The article says Mary not Murry.


----------



## pyrodarknessanny (Jan 20, 2011)

happy now!?!
(can't change title... DEAL WITH IT! )


----------



## AllThingsReptile (Jan 20, 2011)

ahhhhhhhh crap...i was actually wondering if this would happen, not mary river, but all affected rivers, i was thinking thinks like barramundi and crayfish etc... but turtles i didnt think about....until now


----------



## gillsy (Jan 20, 2011)

pyrodarknessanny said:


> happy now!?!
> (can't change title... DEAL WITH IT! )



Attitude much!


----------



## gillsy (Jan 20, 2011)

lizardboii said:


> ahhhhhhhh crap...i was actually wondering if this would happen, not mary river, but all affected rivers, i was thinking thinks like barramundi and crayfish etc... but turtles i didnt think about....until now




Barra are fine, they live in both the esturies/rivers and the ocea.


----------



## cris (Jan 20, 2011)

Would love to know the reality behind this, sounds more like someone who wants to dam the river trying to gain some conservation credibility.

Im not an expert on fish but i would have thought a good flood would be the best possible thing for the Mary River Cod, is that a misguided thought?


----------



## pyrodarknessanny (Jan 20, 2011)

who knows, the island dingos are also a hot topic at the moment, there in hte papper every other day. 

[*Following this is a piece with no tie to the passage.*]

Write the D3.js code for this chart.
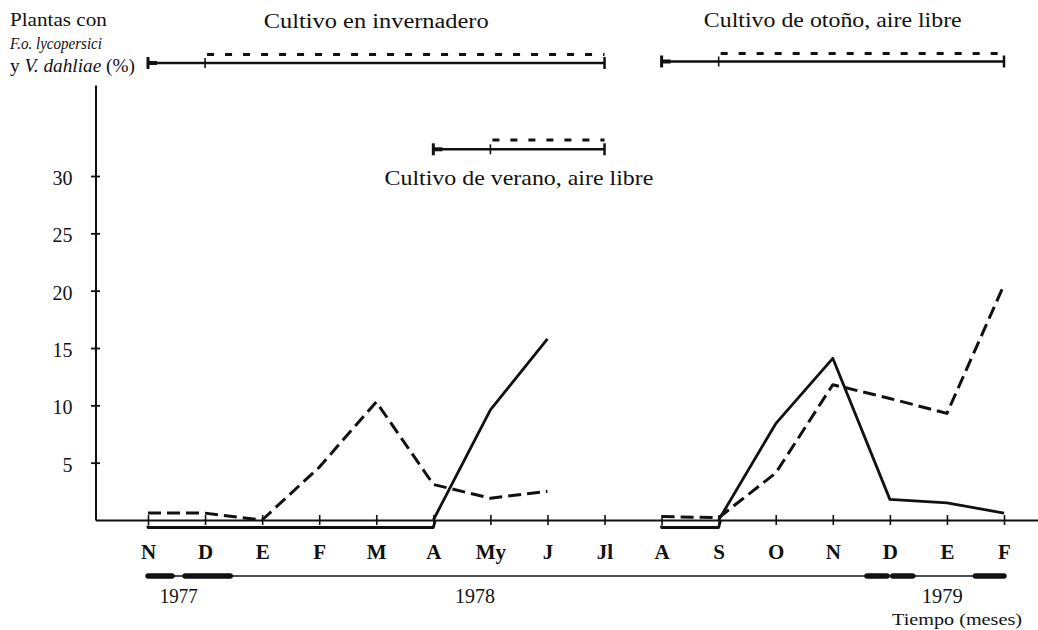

i honestly think that they need to releace some chickens or other "feeder" stock on the island to help keep the dingos away from ppl where that are getting in to trouble because they are hungry. 

back to the turtles, 
with the last lot of flooding a lot of river turtles will be up poo creak with out a paddle, ecpecialy if thiese claims are true


----------



## gillsy (Jan 20, 2011)

I think it will cause issues just due to the extent of the floods and naturally they would recover. But of course man, destroys habitat, and feral pests puts extra stress of them which causes are slower recovery.


----------



## pyrodarknessanny (Jan 20, 2011)

true, 
wounder what old man bob irwin has to say on the matter. 
they did say that they would be releacing some captive breed hatchies this year, but dont think there will be any wild hatchies around


----------



## gillsy (Jan 21, 2011)

Craig and Gab Latta release hatchy mary rivers every year, they are the only recreational keeper in australia with release permits.


----------



## pyrodarknessanny (Jan 21, 2011)

good on'em, should be more like them


----------



## gillsy (Jan 21, 2011)

Not many people would you go through the effort and requirements they've had to do. It was years of lobbying and permits, ohs, tagging the turts, following paperwork to the T.


----------